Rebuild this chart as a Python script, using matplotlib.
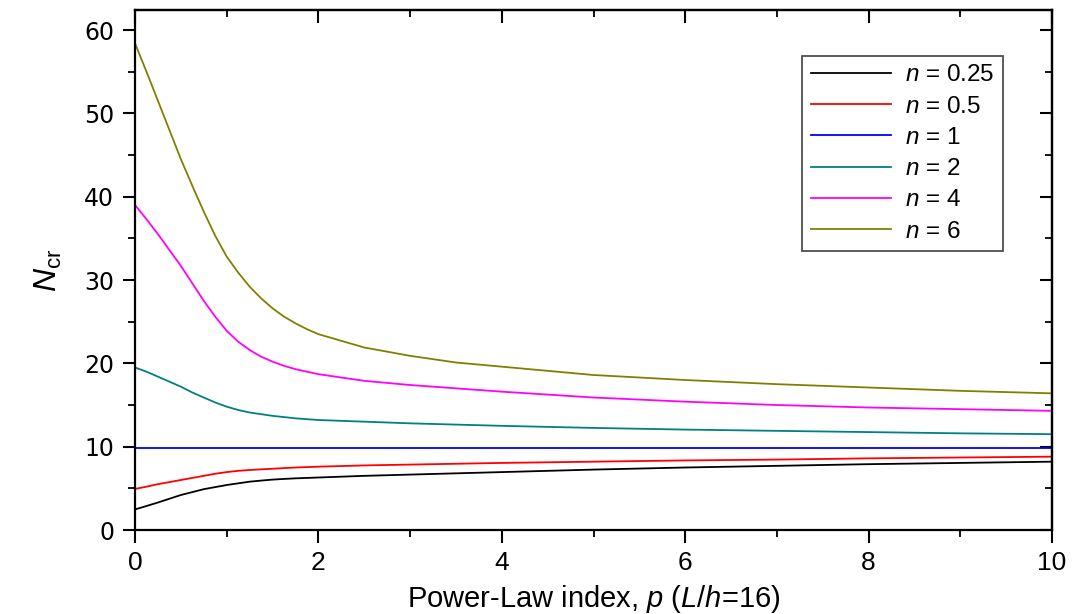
import matplotlib
matplotlib.use("Agg")
import matplotlib.pyplot as plt
from matplotlib.ticker import MultipleLocator

plt.rcParams['font.family'] = ['Liberation Sans', 'DejaVu Sans']
plt.rcParams['mathtext.fontset'] = 'custom'
plt.rcParams['mathtext.it'] = 'Liberation Sans:italic'
plt.rcParams['mathtext.rm'] = 'Liberation Sans'

p = [0, 0.125, 0.25, 0.375, 0.5, 0.625, 0.75, 0.875, 1.0, 1.125, 1.25, 1.375, 1.5, 1.625,
     1.75, 1.875, 2.0, 2.5, 3.0, 3.5, 4, 5, 6, 7, 8, 9, 10]

n025 = [2.47, 2.88, 3.3, 3.75, 4.2, 4.55, 4.9, 5.15, 5.4, 5.6, 5.8, 5.93, 6.05, 6.13,
        6.2, 6.25, 6.3, 6.5, 6.65, 6.8, 6.95, 7.25, 7.5, 7.7, 7.9, 8.05, 8.2]
n05 = [4.93, 5.2, 5.5, 5.75, 6.0, 6.25, 6.5, 6.75, 6.95, 7.1, 7.2, 7.28, 7.35, 7.43,
       7.5, 7.55, 7.6, 7.75, 7.85, 7.95, 8.05, 8.2, 8.35, 8.45, 8.6, 8.7, 8.8]
n1 = [9.87] * len(p)
n2 = [19.5, 19.0, 18.4, 17.8, 17.2, 16.5, 15.9, 15.3, 14.8, 14.4, 14.1, 13.9, 13.7, 13.55,
      13.4, 13.3, 13.2, 13.0, 12.8, 12.65, 12.5, 12.25, 12.05, 11.9, 11.75, 11.6, 11.5]
n4 = [39.0, 37.3, 35.5, 33.6, 31.7, 29.6, 27.5, 25.6, 23.9, 22.6, 21.6, 20.8, 20.2, 19.7,
      19.3, 19.0, 18.7, 17.9, 17.4, 17.0, 16.6, 15.9, 15.4, 15.0, 14.7, 14.5, 14.3]
n6 = [58.4, 55.0, 51.5, 48.0, 44.5, 41.3, 38.2, 35.3, 32.8, 30.9, 29.2, 27.8, 26.6, 25.6,
      24.8, 24.1, 23.5, 21.9, 20.9, 20.1, 19.6, 18.6, 18.0, 17.5, 17.1, 16.7, 16.4]

series = [n025, n05, n1, n2, n4, n6]
labels = ['0.25', '0.5', '1', '2', '4', '6']
colors = ['#000000', '#ff0000', '#0000ff', '#008080', '#ff00ff', '#808000']

fig = plt.figure(figsize=(10.75, 6.14), dpi=100)
ax = fig.add_axes([0.1256, 0.1368, 0.8530, 0.8469])

for ys, lab, c in zip(series, labels, colors):
    ax.plot(p, ys, color=c, lw=1.3, label=r'$n$ = ' + lab)

ax.set_xlim(0, 10)
ax.set_ylim(0, 62.4)
ax.xaxis.set_major_locator(MultipleLocator(2))
ax.xaxis.set_minor_locator(MultipleLocator(1))
ax.yaxis.set_major_locator(MultipleLocator(10))
ax.yaxis.set_minor_locator(MultipleLocator(5))

for s in ax.spines.values():
    s.set_linewidth(1.6)

ax.tick_params(which='major', direction='out', length=9, width=1.5, labelsize=19, pad=6)
ax.tick_params(which='minor', direction='out', length=5, width=1.3)
for t in ax.get_yticklabels():
    t.set_fontfamily('DejaVu Sans')
    t.set_fontsize(17)

top = ax.secondary_xaxis('top')
top.xaxis.set_major_locator(MultipleLocator(2))
top.xaxis.set_minor_locator(MultipleLocator(1))
top.tick_params(which='major', direction='in', length=9, width=1.5, labeltop=False)
top.tick_params(which='minor', direction='in', length=5, width=1.3)
right = ax.secondary_yaxis('right')
right.yaxis.set_major_locator(MultipleLocator(10))
right.yaxis.set_minor_locator(MultipleLocator(5))
right.tick_params(which='major', direction='in', length=9, width=1.5, labelright=False)
right.tick_params(which='minor', direction='in', length=5, width=1.3)
for s in list(top.spines.values()) + list(right.spines.values()):
    s.set_linewidth(1.6)

ax.set_xlabel(r'Power-Law index, $p$ ($L$/$h$=16)', fontsize=21, labelpad=6)
ax.set_ylabel(r'$N_{\mathrm{cr}}$', fontsize=23, labelpad=14)

leg = ax.legend(loc='upper right', bbox_to_anchor=(0.96, 0.935), fontsize=17.5,
                frameon=True, fancybox=False, edgecolor='#222222', handlelength=3.3,
                handletextpad=0.6, borderpad=0.35, labelspacing=0.38)
leg.get_frame().set_linewidth(1.3)

fig.savefig('out.png', dpi=100)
* * *
* [What the task asks]: From the first line above through the line containing "7, 8, 9, 10]", copy everything exactly, without the pictures.

* [Output of the task]:
Rebuild this chart as a Python script, using matplotlib.
import matplotlib
matplotlib.use("Agg")
import matplotlib.pyplot as plt
from matplotlib.ticker import MultipleLocator

plt.rcParams['font.family'] = ['Liberation Sans', 'DejaVu Sans']
plt.rcParams['mathtext.fontset'] = 'custom'
plt.rcParams['mathtext.it'] = 'Liberation Sans:italic'
plt.rcParams['mathtext.rm'] = 'Liberation Sans'

p = [0, 0.125, 0.25, 0.375, 0.5, 0.625, 0.75, 0.875, 1.0, 1.125, 1.25, 1.375, 1.5, 1.625,
     1.75, 1.875, 2.0, 2.5, 3.0, 3.5, 4, 5, 6, 7, 8, 9, 10]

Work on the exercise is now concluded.